The residence of corporate entities has not been an especially contentious part of Australian tax law. If the entity was classified as a non-resident, Australia taxed only its Australian-sourced income; if the entity was classified as a resident, in effect Australia still only taxed the Australian-sourced income either because the foreign income was made exempt, or a tax offset would eliminate most of any residual Australian tax; the imposition of world-wide taxation on residents was often more apparent than real. Moreover, some issues where dual residence might have been problematic (eg, membership of a consolidated group in two countries) were recognised and specifically addressed, and when relief for foreign taxes was extended to non-residents in 2007, there was one less reason to worry about whether the entity was resident or not. That is not to say residence was never important, but it was an area where the boundaries were well-known and rarely controversial, in part because of sensible ATO guidance in TR 2004/15.
But two recent developments have given corporate tax residence new importance. First, in 2016, the High Court delivered its judgment in the Bywater case, treating a foreign-incorporated company as a resident, making its share trading activities liable to Australian tax. While the facts of the case were striking, the ATO has taken an ambitious view of the impact of the decision on innocuous situations. Secondly, in 2017, Australia signed the Multilateral Convention to Implement Tax Treaty Related Measures to Prevent Base Erosion and Profit Shifting. Article 4 of the MLI affects covered tax agreements by removing the automatic resolution of dual residence conflicts involving companies, and substituting a rule requiring, 'the competent authorities [to] endeavour to determine' a single place of residence 'by mutual agreement ...' and if they can't agree, denying to the company 'any relief or exemption from tax provided by the Covered Tax Agreement ...'
The ATO responded to these two developments but their actions have not really remedied the problems: the ATO's two new guidance documents on when foreign incorporated companies will be viewed as Australian residents based on carrying on business and having central management and control in Australia (TR 2018/5 and PCG 2018/9) have proved controversial and impractical, particularly in light of modern day corporate board practices where one or more Australian resident directors on the board of a foreign company may participate in board meetings or decision-making from Australia.
The ATO has also announced an 'administrative approach' to avoiding the need to launch competent authority proceedings for companies that are also resident in New Zealand, but surrounded it with conditions that are many and strict.
Given the way Bywater and the MLI have unsettled the corporate 'residence' landscape, it was probably not surprising to learn in the last update from the Board of Taxation that the Treasurer has asked the Board, 'to review the operation of Australia's corporate tax residency rules' and report to the Government on options by the end of the year. The Board has said it will issue a consultation paper shortly.
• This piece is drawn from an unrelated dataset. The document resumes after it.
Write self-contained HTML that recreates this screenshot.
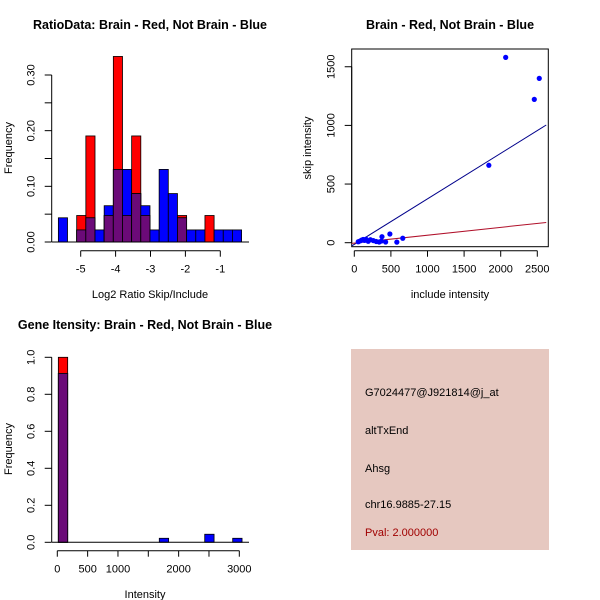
<!DOCTYPE html>
<html><head><meta charset="utf-8"><style>
body{margin:0;background:#fff}
svg{display:block;font-family:"Liberation Sans",sans-serif}
</style></head><body>
<svg id="root" width="600" height="600" viewBox="0 0 600 600">
<rect width="600" height="600" fill="#fff"/>
<g id="p1"></g>
<g id="p2"></g>
<g id="p3"></g>
<g>
<rect x="351" y="349" width="198" height="201" fill="#e6c8c0"/>
<text x="365" y="396" font-size="11">G7024477@J921814@j_at</text>
<text x="365" y="434" font-size="11">altTxEnd</text>
<text x="365" y="472" font-size="11">Ahsg</text>
<text x="365" y="508" font-size="11">chr16.9885-27.15</text>
<text x="365" y="536" font-size="11" fill="#a00000">Pval: 2.000000</text>
</g>
</svg>
<script>
// Plot 1 data: ratio histogram
const ratioBinStart = -5.64;
const ratioBinWidth = 0.2625;
const ratioRed  = [0,0,0.0476,0.1905,0,0.0476,0.3333,0.0476,0.1905,0.0476,0,0,0,0.0476,0,0,0.0476,0,0,0];
const ratioBlue = [0.0435,0,0.0217,0.0435,0.0217,0.0652,0.1304,0.1304,0.087,0.0652,0.0217,0.1304,0.087,0.0435,0.0217,0.0217,0,0.0217,0.0217,0.0217];
const ratioXTicks = [-5,-4,-3,-2,-1];
const ratioYTicks = [0,0.05,0.1,0.15,0.2,0.25,0.3];
const ratioYLabels = ["0.00","","0.10","","0.20","","0.30"];
// Plot 2 data: scatter
const incl = [2068,2527,2459,1838,486,378,662,581,54,100,80,120,140,160,190,220,260,300,340,370,428];
const skip = [1580,1401,1222,660,74,51,38,5,8,22,15,28,20,30,12,25,18,10,6,14,6];
const blueFit = [-14,0.388];
const redFit = [-3,0.067];
const scatXTicks = [0,500,1000,1500,2000,2500];
const scatYTicks = [0,500,1000,1500];
// Plot 3 data: intensity histogram
const intRedStart=[17]; const intRedH=[1.0];
const intBlueStart=[17,1681,2430,2891]; const intBlueH=[0.913,0.0217,0.0435,0.0217];
const intBinWidth = 154;
const intXTicks=[0,500,1000,1500,2000,2500,3000];
const intXLabels=["0","500","1000","","2000","","3000"];
const intYTicks=[0,0.2,0.4,0.6,0.8,1.0];

const NS="http://www.w3.org/2000/svg";
function mk(parent,tag,attrs,text){const e=document.createElementNS(NS,tag);for(const k in attrs)e.setAttribute(k,attrs[k]);if(text!==undefined)e.textContent=text;parent.appendChild(e);return e;}
const RED="#ff0000",BLUE="#0000ff",PURP="#6b0a78";

function histPlot(g,x,y,bars,yaxisX,xaxisY,xt,xl,yt,yl,x0,x1,base){
  bars.forEach((d,i)=>{
    const xa=x(d.s),xb=x(d.s+d.w);
    const mn=Math.min(d.r,d.b);
    if(d.r>0){const e=mk(g,'rect',{x:xa,y:y(d.r),width:xb-xa,height:base-y(d.r),fill:RED,stroke:'#000','stroke-width':0.8});
      
      }
    if(d.b>0){const e=mk(g,'rect',{x:xa,y:y(d.b),width:xb-xa,height:base-y(d.b),fill:BLUE,stroke:'#000','stroke-width':0.8});
      
      }
    if(mn>0){const e=mk(g,'rect',{x:xa,y:y(mn),width:xb-xa,height:base-y(mn),fill:PURP,stroke:'#000','stroke-width':0.8});
      
      }
  });
  const bl=mk(g,'line',{x1:x0,x2:x1,y1:base,y2:base,stroke:'#000'});
  
  
  axes(g,x,y,yaxisX,xaxisY,xt,xl,yt,yl);
}
function axes(g,x,y,yaxisX,xaxisY,xt,xl,yt,yl){
  const xa=mk(g,'g',{});
  
  
  mk(xa,'line',{x1:x(xt[0]),x2:x(xt[xt.length-1]),y1:xaxisY,y2:xaxisY,stroke:'#000'});
  xt.forEach((v,i)=>{mk(xa,'line',{x1:x(v),x2:x(v),y1:xaxisY,y2:xaxisY+6,stroke:'#000'});
    if(xl[i]!==""){const t=mk(xa,'text',{x:x(v),y:xaxisY+22,'font-size':11,'text-anchor':'middle'},xl[i]);
      
      }});
  const ya=mk(g,'g',{});
  
  
  mk(ya,'line',{y1:y(yt[0]),y2:y(yt[yt.length-1]),x1:yaxisX,x2:yaxisX,stroke:'#000'});
  yt.forEach((v,i)=>{mk(ya,'line',{y1:y(v),y2:y(v),x1:yaxisX,x2:yaxisX-7,stroke:'#000'});
    if(yl[i]!==""){const t=mk(ya,'text',{x:0,y:0,'font-size':11,'text-anchor':'middle',transform:`translate(${yaxisX-17},${y(v)}) rotate(-90)`},yl[i]);
      
      }});
}
function label(g,txt,x,y,opts,name){const t=mk(g,'text',Object.assign({x:x,y:y,'text-anchor':'middle','font-size':11},opts||{}),txt);
  
  return t;}

// Plot 1
(function(){
  const g=document.getElementById('p1');
  const x=v=>80.7+(v+5)*34.9, y=v=>242-v*556.7;
  const bars=ratioRed.map((r,i)=>({s:ratioBinStart+i*ratioBinWidth,w:ratioBinWidth,r:r,b:ratioBlue[i]}));
  histPlot(g,x,y,bars,51.7,250.7,ratioXTicks,ratioXTicks.map(String),ratioYTicks,ratioYLabels,52,249,242);
  label(g,"RatioData: Brain - Red, Not Brain - Blue",150,29,{'font-weight':'bold','font-size':12.5},'title');
  label(g,"Log2 Ratio Skip/Include",150,298,{},'x-axis-title');
  label(g,"Frequency",0,0,{transform:'translate(12,148) rotate(-90)'},'y-axis-title');
})();
// Plot 2
(function(){
  const g=document.getElementById('p2');
  const x=v=>354.3+v*0.0732, y=v=>242.7-v*0.1173;
  mk(g,'rect',{x:351.7,y:49,width:196.6,height:197.7,fill:'none',stroke:'#000'});
  axes(g,x,y,351.7,250.7,scatXTicks,scatXTicks.map(String),scatYTicks,scatYTicks.map(String));
  const xs=-35,xe=2622;
  const bl=mk(g,'line',{x1:x(xs),x2:x(xe),y1:y(blueFit[0]+blueFit[1]*xs),y2:y(blueFit[0]+blueFit[1]*xe),stroke:'#00008b'});
  
  
  const rl=mk(g,'line',{x1:x(xs),x2:x(xe),y1:y(redFit[0]+redFit[1]*xs),y2:y(redFit[0]+redFit[1]*xe),stroke:'#b0102a'});
  
  
  incl.forEach((v,i)=>{const c=mk(g,'circle',{cx:x(v),cy:y(skip[i]),r:2.6,fill:BLUE});
    
    });
  label(g,"Brain - Red, Not Brain - Blue",450,29,{'font-weight':'bold','font-size':12.5},'title');
  label(g,"include intensity",450,298,{},'x-axis-title');
  label(g,"skip intensity",0,0,{transform:'translate(311,148) rotate(-90)'},'y-axis-title');
})();
// Plot 3
(function(){
  const g=document.getElementById('p3');
  const x=v=>57.3+v*0.06067, y=v=>542.3-v*185;
  const bars=[];
  intBlueStart.forEach((s,i)=>{const ri=intRedStart.indexOf(s);bars.push({s:s,w:intBinWidth,r:ri>=0?intRedH[ri]:0,b:intBlueH[i]});});
  histPlot(g,x,y,bars,51.7,550.7,intXTicks,intXLabels,intYTicks,intYTicks.map(v=>v.toFixed(1)),52,249,542.3);
  label(g,"Gene Itensity: Brain - Red, Not Brain - Blue",145,329,{'font-weight':'bold','font-size':12.5},'title');
  label(g,"Intensity",145,598,{},'x-axis-title');
  label(g,"Frequency",0,0,{transform:'translate(12,449) rotate(-90)'},'y-axis-title');
})();
</script>
</body></html>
This is a promising development but the tax community has reason to remain cautious. The Board's 2018 project on reforming the residency rules for individuals was less than successful; it since appears to have disappeared without trace. Hopefully, the Board can deliver more coherent, straightforward and workable proposals this time.
In any case, it remains prudent for companies and corporate groups to review their tax residency position in light of Bywater and other recent developments, and consider in particular whether board meeting and decision-making protocols need to change.